» PROBLEM DETAILS:
Take the listing from its first line through the line that contains "58,57,50.6,36.8,27.0,21.6,39.2,19.6,16.3,38.2,10.8,7.37,7.58];" and please retype those lines exactly, leaving out the pictures.

» MATERIAL:

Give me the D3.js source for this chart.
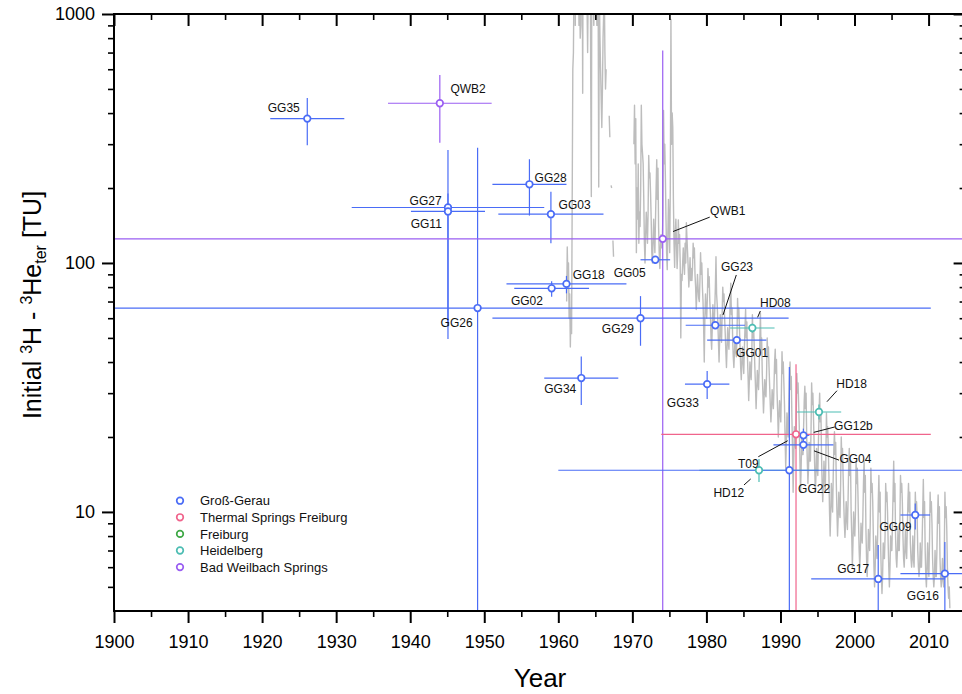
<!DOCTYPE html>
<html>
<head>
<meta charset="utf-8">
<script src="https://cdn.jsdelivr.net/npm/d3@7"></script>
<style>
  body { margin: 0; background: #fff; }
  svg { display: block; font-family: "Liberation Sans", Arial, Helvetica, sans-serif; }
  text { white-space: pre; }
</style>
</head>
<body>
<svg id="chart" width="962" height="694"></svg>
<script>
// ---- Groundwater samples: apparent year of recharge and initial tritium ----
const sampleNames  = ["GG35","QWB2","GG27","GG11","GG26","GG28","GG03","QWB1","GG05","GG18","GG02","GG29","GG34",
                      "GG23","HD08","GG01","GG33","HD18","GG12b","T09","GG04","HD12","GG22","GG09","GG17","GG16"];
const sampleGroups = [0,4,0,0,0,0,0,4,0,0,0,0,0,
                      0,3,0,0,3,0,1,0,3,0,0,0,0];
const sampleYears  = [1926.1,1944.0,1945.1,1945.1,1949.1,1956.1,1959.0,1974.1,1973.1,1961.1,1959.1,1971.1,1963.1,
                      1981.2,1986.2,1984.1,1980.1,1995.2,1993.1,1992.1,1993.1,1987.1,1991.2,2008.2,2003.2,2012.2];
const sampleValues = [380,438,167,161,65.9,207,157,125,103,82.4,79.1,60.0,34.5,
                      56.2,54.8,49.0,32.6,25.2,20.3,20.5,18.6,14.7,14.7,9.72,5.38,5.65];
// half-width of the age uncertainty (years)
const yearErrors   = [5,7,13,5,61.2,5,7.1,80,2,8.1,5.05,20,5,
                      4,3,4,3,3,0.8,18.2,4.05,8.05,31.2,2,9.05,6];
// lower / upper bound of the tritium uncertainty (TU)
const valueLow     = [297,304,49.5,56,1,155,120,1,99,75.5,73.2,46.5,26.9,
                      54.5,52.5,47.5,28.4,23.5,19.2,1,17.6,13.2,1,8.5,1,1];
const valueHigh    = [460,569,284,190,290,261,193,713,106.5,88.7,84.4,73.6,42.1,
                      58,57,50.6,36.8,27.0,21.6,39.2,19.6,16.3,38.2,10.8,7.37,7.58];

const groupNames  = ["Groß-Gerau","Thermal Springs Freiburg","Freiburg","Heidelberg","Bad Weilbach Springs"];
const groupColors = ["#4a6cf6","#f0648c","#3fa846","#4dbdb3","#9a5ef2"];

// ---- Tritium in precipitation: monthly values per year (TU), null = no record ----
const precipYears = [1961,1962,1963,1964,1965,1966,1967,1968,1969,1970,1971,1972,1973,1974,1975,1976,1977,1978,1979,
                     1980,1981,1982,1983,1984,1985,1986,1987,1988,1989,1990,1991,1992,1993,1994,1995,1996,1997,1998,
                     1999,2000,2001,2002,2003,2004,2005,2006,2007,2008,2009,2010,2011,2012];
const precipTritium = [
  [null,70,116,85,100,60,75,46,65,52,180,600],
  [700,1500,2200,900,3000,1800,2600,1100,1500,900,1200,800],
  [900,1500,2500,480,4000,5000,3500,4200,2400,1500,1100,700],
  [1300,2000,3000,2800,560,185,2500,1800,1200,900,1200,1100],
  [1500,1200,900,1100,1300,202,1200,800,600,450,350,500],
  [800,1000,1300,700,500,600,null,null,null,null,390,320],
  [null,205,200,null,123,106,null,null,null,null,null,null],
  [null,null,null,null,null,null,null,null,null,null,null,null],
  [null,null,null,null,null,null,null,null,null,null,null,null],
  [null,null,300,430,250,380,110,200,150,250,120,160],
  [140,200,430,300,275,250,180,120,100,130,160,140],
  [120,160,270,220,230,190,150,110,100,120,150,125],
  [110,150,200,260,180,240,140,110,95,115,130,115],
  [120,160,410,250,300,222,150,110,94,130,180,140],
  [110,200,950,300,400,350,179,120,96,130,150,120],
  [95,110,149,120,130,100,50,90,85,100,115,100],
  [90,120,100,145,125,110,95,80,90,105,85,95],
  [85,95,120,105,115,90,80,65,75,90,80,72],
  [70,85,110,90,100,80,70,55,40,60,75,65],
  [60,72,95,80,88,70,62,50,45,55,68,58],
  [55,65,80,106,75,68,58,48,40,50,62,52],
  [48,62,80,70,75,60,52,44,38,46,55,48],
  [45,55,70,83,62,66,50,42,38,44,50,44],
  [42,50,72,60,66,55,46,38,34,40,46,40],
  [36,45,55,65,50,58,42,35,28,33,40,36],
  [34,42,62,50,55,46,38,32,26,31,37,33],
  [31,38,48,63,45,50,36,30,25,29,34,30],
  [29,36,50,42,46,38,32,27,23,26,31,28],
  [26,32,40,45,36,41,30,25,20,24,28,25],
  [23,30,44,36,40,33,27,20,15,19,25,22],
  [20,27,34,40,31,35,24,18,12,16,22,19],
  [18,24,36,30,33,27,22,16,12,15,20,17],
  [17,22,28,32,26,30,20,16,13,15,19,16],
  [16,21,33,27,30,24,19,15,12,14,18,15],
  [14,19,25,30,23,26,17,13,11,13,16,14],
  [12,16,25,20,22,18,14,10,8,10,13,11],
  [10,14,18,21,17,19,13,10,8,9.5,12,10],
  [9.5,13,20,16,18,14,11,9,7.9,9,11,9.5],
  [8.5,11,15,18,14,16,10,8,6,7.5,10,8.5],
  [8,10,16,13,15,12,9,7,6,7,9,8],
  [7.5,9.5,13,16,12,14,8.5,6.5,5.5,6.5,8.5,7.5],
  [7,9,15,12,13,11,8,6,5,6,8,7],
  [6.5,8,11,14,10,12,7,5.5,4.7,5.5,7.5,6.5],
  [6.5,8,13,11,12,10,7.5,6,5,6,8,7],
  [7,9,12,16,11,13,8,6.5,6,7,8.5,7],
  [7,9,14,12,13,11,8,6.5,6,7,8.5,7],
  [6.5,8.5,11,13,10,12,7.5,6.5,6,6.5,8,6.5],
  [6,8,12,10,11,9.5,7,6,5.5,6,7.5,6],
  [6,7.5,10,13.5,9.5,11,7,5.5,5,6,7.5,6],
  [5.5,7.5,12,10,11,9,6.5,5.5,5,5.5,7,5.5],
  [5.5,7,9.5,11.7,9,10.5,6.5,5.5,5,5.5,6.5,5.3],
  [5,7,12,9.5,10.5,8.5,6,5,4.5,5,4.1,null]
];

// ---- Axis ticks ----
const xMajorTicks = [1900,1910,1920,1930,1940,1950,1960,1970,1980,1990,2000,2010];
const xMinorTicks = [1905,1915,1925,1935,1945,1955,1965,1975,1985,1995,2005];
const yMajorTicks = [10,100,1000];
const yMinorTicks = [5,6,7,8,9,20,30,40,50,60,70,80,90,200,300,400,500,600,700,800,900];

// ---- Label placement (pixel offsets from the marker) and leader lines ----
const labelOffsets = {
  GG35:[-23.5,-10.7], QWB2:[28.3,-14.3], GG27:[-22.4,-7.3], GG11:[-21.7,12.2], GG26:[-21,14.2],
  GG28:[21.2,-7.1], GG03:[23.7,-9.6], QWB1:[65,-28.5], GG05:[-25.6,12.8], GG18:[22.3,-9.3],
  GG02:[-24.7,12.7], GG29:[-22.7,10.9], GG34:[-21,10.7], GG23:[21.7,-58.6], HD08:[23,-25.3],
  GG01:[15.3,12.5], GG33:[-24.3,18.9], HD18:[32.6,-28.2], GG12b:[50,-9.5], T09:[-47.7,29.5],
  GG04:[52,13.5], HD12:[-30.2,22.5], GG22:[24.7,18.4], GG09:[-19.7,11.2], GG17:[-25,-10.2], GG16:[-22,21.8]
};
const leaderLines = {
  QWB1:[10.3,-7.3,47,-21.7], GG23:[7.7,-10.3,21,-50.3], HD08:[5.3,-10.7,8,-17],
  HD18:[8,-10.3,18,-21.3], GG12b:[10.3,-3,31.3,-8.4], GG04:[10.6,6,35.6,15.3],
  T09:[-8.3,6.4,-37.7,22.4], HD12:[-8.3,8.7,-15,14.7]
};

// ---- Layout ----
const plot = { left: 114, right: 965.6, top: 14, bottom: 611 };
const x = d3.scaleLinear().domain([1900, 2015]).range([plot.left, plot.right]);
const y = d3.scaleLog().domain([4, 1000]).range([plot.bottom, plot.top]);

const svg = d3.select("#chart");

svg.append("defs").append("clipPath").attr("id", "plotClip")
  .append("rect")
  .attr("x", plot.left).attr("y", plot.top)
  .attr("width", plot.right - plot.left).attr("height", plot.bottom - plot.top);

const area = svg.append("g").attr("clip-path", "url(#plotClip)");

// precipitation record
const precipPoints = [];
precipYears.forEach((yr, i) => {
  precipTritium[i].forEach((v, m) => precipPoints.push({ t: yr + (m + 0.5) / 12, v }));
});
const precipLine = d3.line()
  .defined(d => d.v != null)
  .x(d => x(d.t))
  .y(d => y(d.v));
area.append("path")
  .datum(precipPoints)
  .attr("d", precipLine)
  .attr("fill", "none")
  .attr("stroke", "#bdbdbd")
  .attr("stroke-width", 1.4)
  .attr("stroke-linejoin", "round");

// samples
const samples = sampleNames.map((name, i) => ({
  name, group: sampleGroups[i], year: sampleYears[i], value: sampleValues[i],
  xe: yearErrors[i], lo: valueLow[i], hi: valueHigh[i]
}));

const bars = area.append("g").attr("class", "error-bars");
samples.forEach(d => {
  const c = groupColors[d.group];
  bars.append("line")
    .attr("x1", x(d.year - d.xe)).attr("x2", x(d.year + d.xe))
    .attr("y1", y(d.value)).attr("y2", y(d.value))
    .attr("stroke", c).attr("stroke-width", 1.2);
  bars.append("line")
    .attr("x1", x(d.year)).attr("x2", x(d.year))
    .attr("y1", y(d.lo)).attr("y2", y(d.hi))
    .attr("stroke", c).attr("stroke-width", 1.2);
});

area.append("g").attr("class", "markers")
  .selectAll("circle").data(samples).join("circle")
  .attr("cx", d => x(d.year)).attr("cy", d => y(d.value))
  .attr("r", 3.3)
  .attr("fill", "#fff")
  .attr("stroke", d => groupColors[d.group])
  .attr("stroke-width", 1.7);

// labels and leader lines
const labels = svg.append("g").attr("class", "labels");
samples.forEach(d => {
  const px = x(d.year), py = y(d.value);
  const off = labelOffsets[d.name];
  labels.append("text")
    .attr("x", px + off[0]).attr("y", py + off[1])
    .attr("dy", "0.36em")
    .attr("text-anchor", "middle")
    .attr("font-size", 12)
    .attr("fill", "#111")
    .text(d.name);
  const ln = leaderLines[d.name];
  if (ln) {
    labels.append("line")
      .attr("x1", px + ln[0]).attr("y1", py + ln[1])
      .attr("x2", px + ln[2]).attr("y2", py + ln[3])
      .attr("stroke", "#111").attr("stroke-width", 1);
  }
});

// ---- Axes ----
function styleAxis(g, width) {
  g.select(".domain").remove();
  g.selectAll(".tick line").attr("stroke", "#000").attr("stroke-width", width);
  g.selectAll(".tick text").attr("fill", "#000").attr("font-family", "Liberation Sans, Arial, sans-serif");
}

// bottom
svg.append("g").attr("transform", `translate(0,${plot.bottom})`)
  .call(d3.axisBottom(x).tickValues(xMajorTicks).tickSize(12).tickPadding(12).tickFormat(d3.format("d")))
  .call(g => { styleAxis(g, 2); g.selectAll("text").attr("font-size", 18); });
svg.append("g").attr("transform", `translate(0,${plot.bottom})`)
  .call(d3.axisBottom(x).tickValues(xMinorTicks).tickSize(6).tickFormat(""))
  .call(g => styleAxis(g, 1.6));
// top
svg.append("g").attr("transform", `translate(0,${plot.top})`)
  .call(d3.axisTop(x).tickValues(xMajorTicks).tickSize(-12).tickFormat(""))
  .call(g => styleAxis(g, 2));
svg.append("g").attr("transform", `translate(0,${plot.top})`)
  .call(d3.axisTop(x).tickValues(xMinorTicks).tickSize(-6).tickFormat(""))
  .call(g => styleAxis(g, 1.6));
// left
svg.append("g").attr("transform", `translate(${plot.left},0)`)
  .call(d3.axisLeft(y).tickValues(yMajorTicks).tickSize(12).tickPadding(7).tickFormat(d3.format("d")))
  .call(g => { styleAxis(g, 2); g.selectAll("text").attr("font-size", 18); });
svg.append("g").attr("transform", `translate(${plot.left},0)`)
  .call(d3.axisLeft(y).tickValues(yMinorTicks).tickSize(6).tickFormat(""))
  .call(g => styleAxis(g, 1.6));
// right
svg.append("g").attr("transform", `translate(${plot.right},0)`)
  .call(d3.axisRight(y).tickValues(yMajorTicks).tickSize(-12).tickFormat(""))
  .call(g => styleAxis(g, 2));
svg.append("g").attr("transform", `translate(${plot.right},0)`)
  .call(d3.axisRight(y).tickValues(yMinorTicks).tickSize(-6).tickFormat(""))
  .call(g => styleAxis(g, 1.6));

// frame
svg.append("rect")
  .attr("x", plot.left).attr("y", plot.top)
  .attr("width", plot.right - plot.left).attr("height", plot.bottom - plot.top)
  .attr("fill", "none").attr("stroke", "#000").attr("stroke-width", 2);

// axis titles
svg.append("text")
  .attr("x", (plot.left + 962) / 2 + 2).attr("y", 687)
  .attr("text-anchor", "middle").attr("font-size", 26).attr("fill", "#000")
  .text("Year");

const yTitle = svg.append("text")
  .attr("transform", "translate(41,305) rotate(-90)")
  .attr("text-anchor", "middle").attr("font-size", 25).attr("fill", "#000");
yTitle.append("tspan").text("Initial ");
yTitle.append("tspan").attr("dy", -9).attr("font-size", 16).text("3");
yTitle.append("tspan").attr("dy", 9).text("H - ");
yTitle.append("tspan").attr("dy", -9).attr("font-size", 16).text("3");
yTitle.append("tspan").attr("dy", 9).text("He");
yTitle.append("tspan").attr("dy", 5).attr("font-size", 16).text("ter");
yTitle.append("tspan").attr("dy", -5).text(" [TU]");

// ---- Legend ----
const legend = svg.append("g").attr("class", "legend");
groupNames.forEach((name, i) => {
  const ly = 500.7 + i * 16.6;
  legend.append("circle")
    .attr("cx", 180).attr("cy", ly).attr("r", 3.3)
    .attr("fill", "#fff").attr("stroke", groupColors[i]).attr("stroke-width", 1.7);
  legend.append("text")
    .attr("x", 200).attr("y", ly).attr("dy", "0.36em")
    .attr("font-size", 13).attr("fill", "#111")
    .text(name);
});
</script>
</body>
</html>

» WRITTEN REPLY:
Give me the D3.js source for this chart.
<!DOCTYPE html>
<html>
<head>
<meta charset="utf-8">
<script src="https://cdn.jsdelivr.net/npm/d3@7"></script>
<style>
  body { margin: 0; background: #fff; }
  svg { display: block; font-family: "Liberation Sans", Arial, Helvetica, sans-serif; }
  text { white-space: pre; }
</style>
</head>
<body>
<svg id="chart" width="962" height="694"></svg>
<script>
// ---- Groundwater samples: apparent year of recharge and initial tritium ----
const sampleNames  = ["GG35","QWB2","GG27","GG11","GG26","GG28","GG03","QWB1","GG05","GG18","GG02","GG29","GG34",
                      "GG23","HD08","GG01","GG33","HD18","GG12b","T09","GG04","HD12","GG22","GG09","GG17","GG16"];
const sampleGroups = [0,4,0,0,0,0,0,4,0,0,0,0,0,
                      0,3,0,0,3,0,1,0,3,0,0,0,0];
const sampleYears  = [1926.1,1944.0,1945.1,1945.1,1949.1,1956.1,1959.0,1974.1,1973.1,1961.1,1959.1,1971.1,1963.1,
                      1981.2,1986.2,1984.1,1980.1,1995.2,1993.1,1992.1,1993.1,1987.1,1991.2,2008.2,2003.2,2012.2];
const sampleValues = [380,438,167,161,65.9,207,157,125,103,82.4,79.1,60.0,34.5,
                      56.2,54.8,49.0,32.6,25.2,20.3,20.5,18.6,14.7,14.7,9.72,5.38,5.65];
// half-width of the age uncertainty (years)
const yearErrors   = [5,7,13,5,61.2,5,7.1,80,2,8.1,5.05,20,5,
                      4,3,4,3,3,0.8,18.2,4.05,8.05,31.2,2,9.05,6];
// lower / upper bound of the tritium uncertainty (TU)
const valueLow     = [297,304,49.5,56,1,155,120,1,99,75.5,73.2,46.5,26.9,
                      54.5,52.5,47.5,28.4,23.5,19.2,1,17.6,13.2,1,8.5,1,1];
const valueHigh    = [460,569,284,190,290,261,193,713,106.5,88.7,84.4,73.6,42.1,
                      58,57,50.6,36.8,27.0,21.6,39.2,19.6,16.3,38.2,10.8,7.37,7.58];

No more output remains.